Bodh Gaya: Tibetan spiritual Guru The Dalai Lama conferred the Avalokiteshvara Empowerment in Bodh Gaya. At the ceremony, The Dalai Lama highlighted the special karmic link between Tibetans and Chenrezig.An estimated 35,000 devotees, Tibetan monks, nuns and laypeople, people from the Himalayan regions and 2500 from 67 other countries had converged at the holy Buddhist seat to receive the teachings of The Dalai Lama. A dozen Vietnamese monks and nuns chanted the ‘Heart Sutra’ earnestly in their native tongue. They were followed by ten monks from the Bangladesh Buddhist Monastery who recited the Mangala Sutta in Pali. A third group, who recited the ‘Heart Sutra’ once more, consisted of Korean nuns and monks.
Members of a family sponsoring today’s events offered a mandala and threefold representations of the Buddha’s body, speech and mind.“Today, since I’m going to give an Avalokiteshvara empowerment,” His Holiness advised, “while I complete the preparatory rituals, it would be good if all of you recited the six-syllable mantra, Om mani padme hung.”When it began to rain, The Dalai Lama called for a group of Geshés to come up and sit in the space in front of him and urged the audience to squeeze up to shelter as best they could.“Today, in this extraordinary place where the Buddha became enlightened, we remember him, his seven successors, Nagarjuna and his disciples, as well as Asanga and his brother. We still have access to the legacy of Buddhist teachings through the writings of these great masters.
“Great advances have been made in terms of material development, which support our physical health and comfort, but don’t bring peace to our disturbed minds. Happiness is essentially found within. We may take pleasure in shows and other entertainment, but the moment the show’s over, the pleasures stops. This is true of our enjoyment of beautiful music too. Instead of relying on sensory experience, we’d be better to find out how to calm our unsettled states of mind.“Different religious traditions have benefited millions of people down the centuries. Those that believe in God pray to him when they face difficulties. This gives them hope. In India there are also traditions like the non-theistic Samkhyas, Jains and Buddhists that aim for inner peace on the basis of understanding the workings of mind and emotions.

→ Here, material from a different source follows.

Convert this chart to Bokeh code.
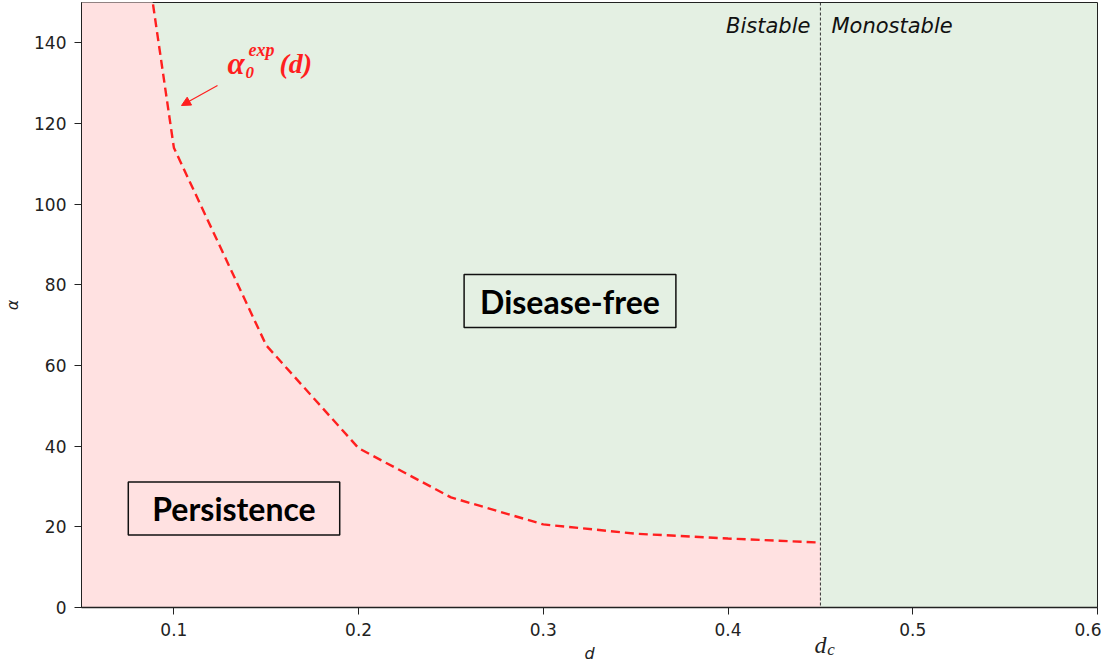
from bokeh.plotting import figure
from bokeh.models import Range1d, FixedTicker, Label, Arrow, NormalHead, Span, LinearAxis
from bokeh.embed import file_html
from bokeh.resources import INLINE

# ---- data ----
d_vals = [0.08, 0.10, 0.15, 0.20, 0.25, 0.30, 0.35, 0.40, 0.45]
alpha_vals = [177.0, 114.0, 65.0, 39.5, 27.3, 20.6, 18.3, 17.1, 16.1]
d_c = 0.45
x_ticks = [0.1, 0.2, 0.3, 0.4, 0.5, 0.6]
y_ticks = [0, 20, 40, 60, 80, 100, 120, 140]
x_lo, x_hi = 0.05, 0.6
y_lo, y_hi = 0, 150

PINK = "#FFE1E1"
GREEN = "#E4F0E3"
RED = "#FF1F1F"
INK = "#222222"

# helper: page pixel -> data coordinates (layout only; frame spans x 81..1097, y 2..607)
def dx(px):
    return x_lo + (px - 81.0) / ((1097.0 - 81.0) / (x_hi - x_lo))

def ay(py):
    return (607.0 - py) / ((607.0 - 2.0) / (y_hi - y_lo))

p = figure(width=1101, height=666, output_backend="svg", toolbar_location=None,
           x_range=Range1d(x_lo, x_hi), y_range=Range1d(y_lo, y_hi),
           min_border_left=73, min_border_right=4, min_border_top=2, min_border_bottom=59)
p.background_fill_color = GREEN
p.border_fill_color = "white"
p.outline_line_color = INK
p.outline_line_width = 1
p.xgrid.grid_line_color = None
p.ygrid.grid_line_color = None

# pink region below the threshold curve
px_poly = [x_lo] + d_vals + [d_c, x_lo]
py_poly = [y_hi] + alpha_vals + [y_lo, y_lo]
p.patch(px_poly, py_poly, fill_color=PINK, line_color=None)

# threshold curve
p.line(d_vals, alpha_vals, line_color=RED, line_width=2.4, line_dash="9 5")

# critical d
p.add_layout(Span(location=d_c, dimension="height", line_color="#333333",
                  line_width=1, line_dash="3 2"))

# axes styling
for ax in (p.xaxis[0], p.yaxis[0]):
    ax.major_label_text_font = "DejaVu Sans"
    ax.major_label_text_font_size = "17px"
    ax.major_label_text_color = INK
    ax.axis_line_color = INK
    ax.major_tick_line_color = INK
    ax.minor_tick_line_color = None
    ax.major_tick_out = 7
    ax.major_tick_in = 0
    ax.axis_label_text_font = "DejaVu Sans"
    ax.axis_label_text_font_style = "italic"
    ax.axis_label_text_font_size = "16px"
    ax.axis_label_text_color = INK
p.xaxis.ticker = FixedTicker(ticks=x_ticks)
p.yaxis.ticker = FixedTicker(ticks=y_ticks)
p.xaxis.major_label_standoff = 8
p.yaxis.major_label_standoff = 8
p.xaxis.axis_line_width = 1.5
p.xaxis.axis_label = "d"
p.xaxis.axis_label_standoff = 5
p.yaxis.axis_label = "α"
p.yaxis.axis_label_standoff = 9

# extra bottom axes carrying the d_c marker (pulled up by negative standoffs)
dc_axis = LinearAxis(ticker=FixedTicker(ticks=[d_c]), major_label_overrides={d_c: "d"},
                     axis_line_color=None, major_tick_line_color=None,
                     minor_tick_line_color=None,
                     major_label_text_font="Liberation Serif",
                     major_label_text_font_style="italic",
                     major_label_text_font_size="24px", major_label_text_color=INK,
                     major_label_standoff=-40)
p.add_layout(dc_axis, "below")
c_pos = d_c + 0.0058
c_axis = LinearAxis(ticker=FixedTicker(ticks=[c_pos]), major_label_overrides={c_pos: "c"},
                    axis_line_color=None, major_tick_line_color=None,
                    minor_tick_line_color=None,
                    major_label_text_font="Liberation Serif",
                    major_label_text_font_style="italic",
                    major_label_text_font_size="17px", major_label_text_color=INK,
                    major_label_standoff=-32)
p.add_layout(c_axis, "below")

# region labels
for txt, off, align in [("Bistable", 10, "right"), ("Monostable", 11, "left")]:
    p.add_layout(Label(x=d_c, y=y_hi, x_offset=(-off if align == "right" else off),
                       y_offset=-23, text=txt, text_align=align,
                       text_baseline="alphabetic", text_font="DejaVu Sans",
                       text_font_style="italic", text_font_size="21px", text_color="#111111"))

for txt, cx, cy, padx in [("Disease-free", 569.5, 300.5, 16), ("Persistence", 233.5, 508.0, 24)]:
    p.add_layout(Label(x=dx(cx), y=ay(cy), text=txt, text_align="center",
                       text_baseline="middle", text_font="Lato", text_font_style="bold",
                       text_font_size="32px", text_color="#000000",
                       border_line_color="#111111", border_line_width=1.5,
                       padding=(padx, 7)))

# curve annotation alpha_0^exp(d)
for txt, xp, yp, size in [("α", 227, 63, "31px"), ("0", 245, 72, "17px"),
                          ("exp", 248, 49, "18px"), ("(d)", 279, 63, "28px")]:
    p.add_layout(Label(x=dx(xp), y=ay(yp), text=txt, text_align="left",
                       text_baseline="alphabetic", text_font="Liberation Serif",
                       text_font_style="bold italic", text_font_size=size, text_color=RED))
p.add_layout(Arrow(end=NormalHead(size=9, fill_color=RED, line_color=RED),
                   x_start=dx(217), y_start=ay(85), x_end=dx(181), y_end=ay(105),
                   line_color=RED, line_width=1.2))

open("out.html", "w").write(file_html(p, INLINE))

“Buddhism speaks of 51 mental factors, which include five omnipresent mental factors, five object-ascertaining mental factors, eleven virtuous mental factors, six root afflictions, twenty secondary afflictions and four variable mental factors. The Nalanda Tradition explains psychology on the basis of logic and reason, which is what makes it attractive and of interest to modern scientists.”